Cosa si è fatto, rispetto a quanto promesso, per migliorare la rete di tracciamento dei contatti? Il 20 maggio pubblicavamo un articolo dal titolo piuttosto ovvio su questo tema. Proprio il giorno prima veniva pubblicato sulla Gazzetta Ufficiale il decreto “Cura Italia” che, come ricorda Giuliano Foschini, tra i suoi articoli prevedeva questo: «Al fine di rafforzare l’offerta sanitaria e sociosanitaria territoriale necessaria a fronteggiare l’emergenza epidemiologica, le regioni sono chiamate ad adottare piani di potenziamento e riorganizzazione della rete assistenziale. Questi piani devono contenere specifiche misure di identificazione e gestione di contatti, indirizzate a un monitoraggio costante e a un tracciamento precoce dei casi e dei contatti, per la relativa identificazione dell’isolamento e del trattamento». Una raccomandazione che è rimasta lettera morta, più o meno. Foschini cita dati del Ministero della sanità, secondo cui «non siamo in grado di sapere dove e come si è contagiato un positivo su tre. La scorsa settimana sono stati registrati “9.291 casi nei quali non si è trovato un link epidemiologico, il 33 per cento di tutti i casi segnalati nella settimana”. Che la situazione sia fuori controllo è certificata da un’altra circostanza: i casi ‘non tracciati’ sono raddoppiati nel giro di una settimana, passando da 4.041 a 9.291. A oggi in Italia lavorano 9.241 tracciatori, o comunque dipendenti dei vari servizi di Prevenzione. A inizio dell’epidemia erano 8.900. Sono meno di quattrocento in più, quindi, quando invece il Governo aveva promesso (e messo per iscritto) il rafforzamento delle strutture, con almeno il 30 per cento in più di addetti».

Gli altri malati

Il 4 giugno pubblicavamo un articolo intitolato Il difficile ritorno alla normalità negli ospedali. Si parlava di tutte le difficoltà che stavano vivendo le strutture ospedaliere, impegnate a recuperare mesi di visite e interventi “non urgenti” rimandati a causa dello scoppio della pandemia. Purtroppo rischiamo qualcosa di simile anche stavolta. «Sono convinto che non dobbiamo parlare solo di coronavirus, il che non vuol dire abbassare la guardia, ma non ripetere gli errori della prima fase», ha detto alla Stampa l’ immunologo Alberto Mantovani, direttore scientifico dell’ Humanitas di Milano. «I numeri sul cancro sono drammatici. Nei mesi scorsi abbiamo perso un milione e mezzo di esami senologici e ci sono dati simili su altri tumori. Le persone hanno paura di ospedali e ambulatori e questo provoca danni enormi, mentre tutto si può fare in sicurezza».

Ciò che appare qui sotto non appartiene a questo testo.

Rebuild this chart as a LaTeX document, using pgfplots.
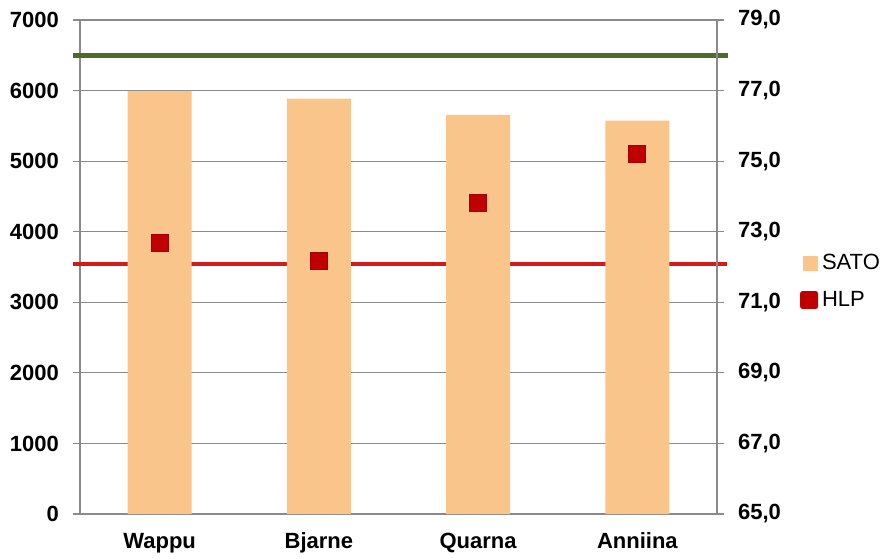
\documentclass[border=0pt]{standalone}
\usepackage{fontspec}
\setmainfont{Liberation Sans}
\usepackage{pgfplots}
\pgfplotsset{compat=1.18}
\definecolor{satocol}{HTML}{FAC58A}
\definecolor{hlpcol}{HTML}{C00000}
\definecolor{hlpedge}{HTML}{A00000}
\definecolor{redline}{HTML}{D41A1A}
\definecolor{greenline}{HTML}{4F6B28}
\definecolor{gridgray}{HTML}{8A8A8A}
\begin{document}
\begin{tikzpicture}
\path[use as bounding box] (-40pt,-22pt) rectangle (402.5pt,257pt);
\begin{axis}[
  scale only axis, width=318.5pt, height=247pt,
  xmin=-0.5, xmax=3.5, ymin=0, ymax=7000,
  axis x line*=bottom, axis y line*=left,
  axis line style={gridgray, line width=0.6pt},
  ytick={0,1000,...,7000},
  ymajorgrids, major grid style={gridgray, line width=0.6pt},
  tick align=outside, major tick length=3.5pt,
  tick style={gridgray, line width=0.6pt},
  xtick={0,1,2,3}, xticklabels={Wappu,Bjarne,Quarna,Anniina},
  x tick style={draw=none},
  extra x ticks={-0.5,0.5,1.5,2.5,3.5}, extra x tick labels={},
  extra x tick style={tick style={gridgray, line width=0.6pt}, major tick length=3.5pt},
  xticklabel style={font=\fontsize{11}{13}\selectfont\bfseries, anchor=base, yshift=-13.5pt},
  yticklabel style={font=\fontsize{11}{13}\selectfont\bfseries, xshift=-3.5pt},
  /pgf/number format/assume math mode=true,
  /pgf/number format/1000 sep={},
  clip=false,
]
\addplot[redline, line width=2pt] coordinates {(-0.544,3545) (3.56,3545)};
\addplot[ybar, bar width=32pt, bar shift=0pt, fill=satocol, draw=none] coordinates {(0,5995) (1,5885) (2,5655) (3,5575)};
\addplot[greenline, line width=2.5pt] coordinates {(-0.544,6500) (3.569,6500)};
\end{axis}
\begin{axis}[
  scale only axis, width=318.5pt, height=247pt,
  xmin=-0.5, xmax=3.5, ymin=65, ymax=79,
  hide x axis,
  axis y line*=right,
  axis line style={gridgray, line width=0.6pt},
  ytick={65,67,...,79},
  tick align=outside, major tick length=3.5pt,
  tick style={gridgray, line width=0.6pt},
  yticklabel style={font=\fontsize{11}{13}\selectfont\bfseries, xshift=3.5pt},
  /pgf/number format/assume math mode=true,
  /pgf/number format/.cd, fixed, fixed zerofill, precision=1, use comma,
  /pgfplots/.cd,
  clip=false,
  legend style={draw=none, fill=none, at={(rel axis cs:1.13,0.47)}, anchor=west,
    font=\fontsize{11}{13}\selectfont, cells={anchor=west, inner xsep=1.5pt}, row sep=5pt, inner sep=0pt},
]
\addlegendimage{legend image code/.code={\fill[satocol] (1pt,-3.5pt) rectangle (8pt,3.5pt);}}
\addlegendentry{SATO}
\addplot[only marks, mark=square*, mark size=4.25pt, mark options={fill=hlpcol, draw=hlpedge, line width=0.4pt},
  legend image code/.code={\fill[hlpcol, rounded corners=1pt] (-0.5pt,-4.25pt) rectangle (8pt,4.25pt);}]
  coordinates {(0,72.68) (1,72.17) (2,73.82) (3,75.2)};
\addlegendentry{HLP}
\end{axis}
\end{tikzpicture}
\end{document}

Se ci auto-citiamo non è per presunzione, ma per sottolineare il fatto che ci siamo arrivati perfino noi, che non facciamo politica né siamo virologi o immunologi, ma ci limitiamo a fare domande, a noi stessi e a chiunque sia in ascolto. Possibile che tra task force e commissari speciali non si riesca a partorire niente di meglio?